Русланова в любых обстоятельствах и в любом окружении оставалась естественной. Никогда не играла певицу. Маргарита Крюкова-Русланова отмечала: «Никакой театрализации жизни, действий, общения. Всё, что она делала, было абсолютно естественным. Она была очень искренним человеком, достойным и сильным».
А Татьяна Окуневская добавляет такой штрих: даже в тюрьме Русланова заботилась о своей внешности… Обладала «величавым и одухотворённым женским обаянием», которое в своё время воспел столь любимый ею Николай Алексеевич Некрасов. «Русским», как отмечали современники, «был даже сам выход певицы на сцену. Стремительно, быстро, не теряя при этом особой русской стати, подходила она к авансцене, останавливалась и с величавым жестом руки перед собой кланялась публике земным русским поклоном — низким, степенным, уважительным. В этом поклоне была и полная самоотдача себя людям, и гордость за высокое искусство, которое она сохраняла и несла народу».
В артистической среде Русланову называли «барыней». Смысл вкладывали конечно же всякий — и положительный, и отрицательный. Но прозвище, согласитесь, красивое. И потому постепенно отрицательное отпало само собой. Она отзывалась на Барыню, как когда-то на Лидку-Стрептоцид.

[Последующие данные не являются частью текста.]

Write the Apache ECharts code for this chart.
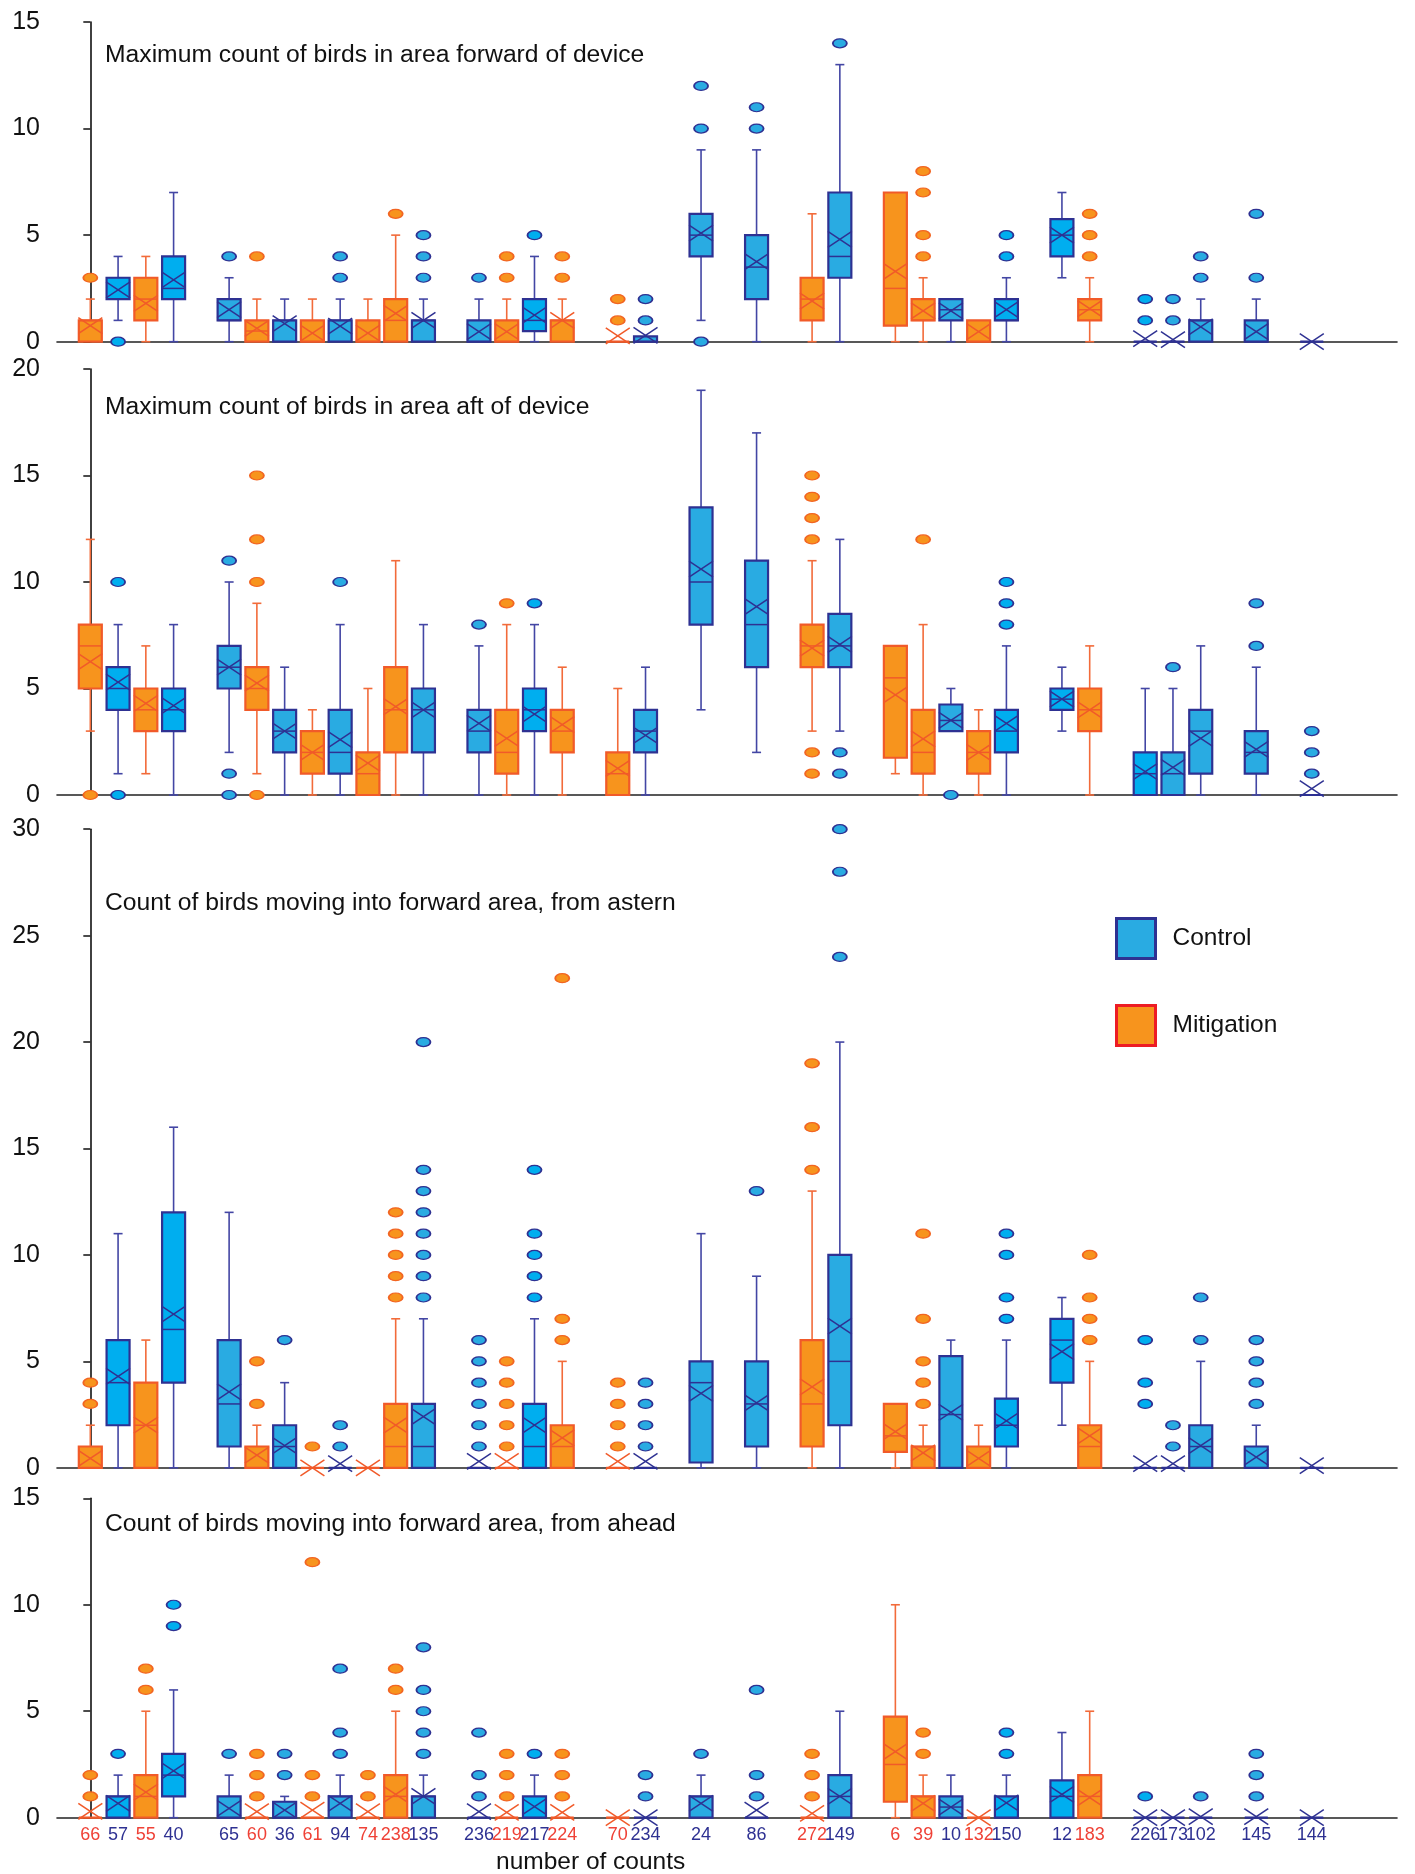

К своим родным и семье относилась бережно. «Была очень выдержанна, — вспоминает Маргарита Крюкова-Русланова. — За те семнадцать лет, что мой муж прожил вместе с мамой под одной крышей, меж ними случилась всего одна размолвка. Один раз Георгий за „успехи“ в учёбе на неделю запретил Лидочке смотреть телевизор. Уехал в командировку, возвращается — а Лидочка чуть ли не на люстрах качается… Мама разрешала всё, хоть на голове стой: не хочешь в школу — да не ходи, чёрт с ней, если голова умная, всё будет. Короче, Жора на ребёнка цыкнул, а мама сказала, что ребёнок не солдат и с ним так нельзя. И они оба замолчали. Три дня двигались молча мимо друг друга. Вот это была высшая мера ссоры. А потом кто-то что-то сказал, а другой прыснул от смеха, и всё было вмиг забыто».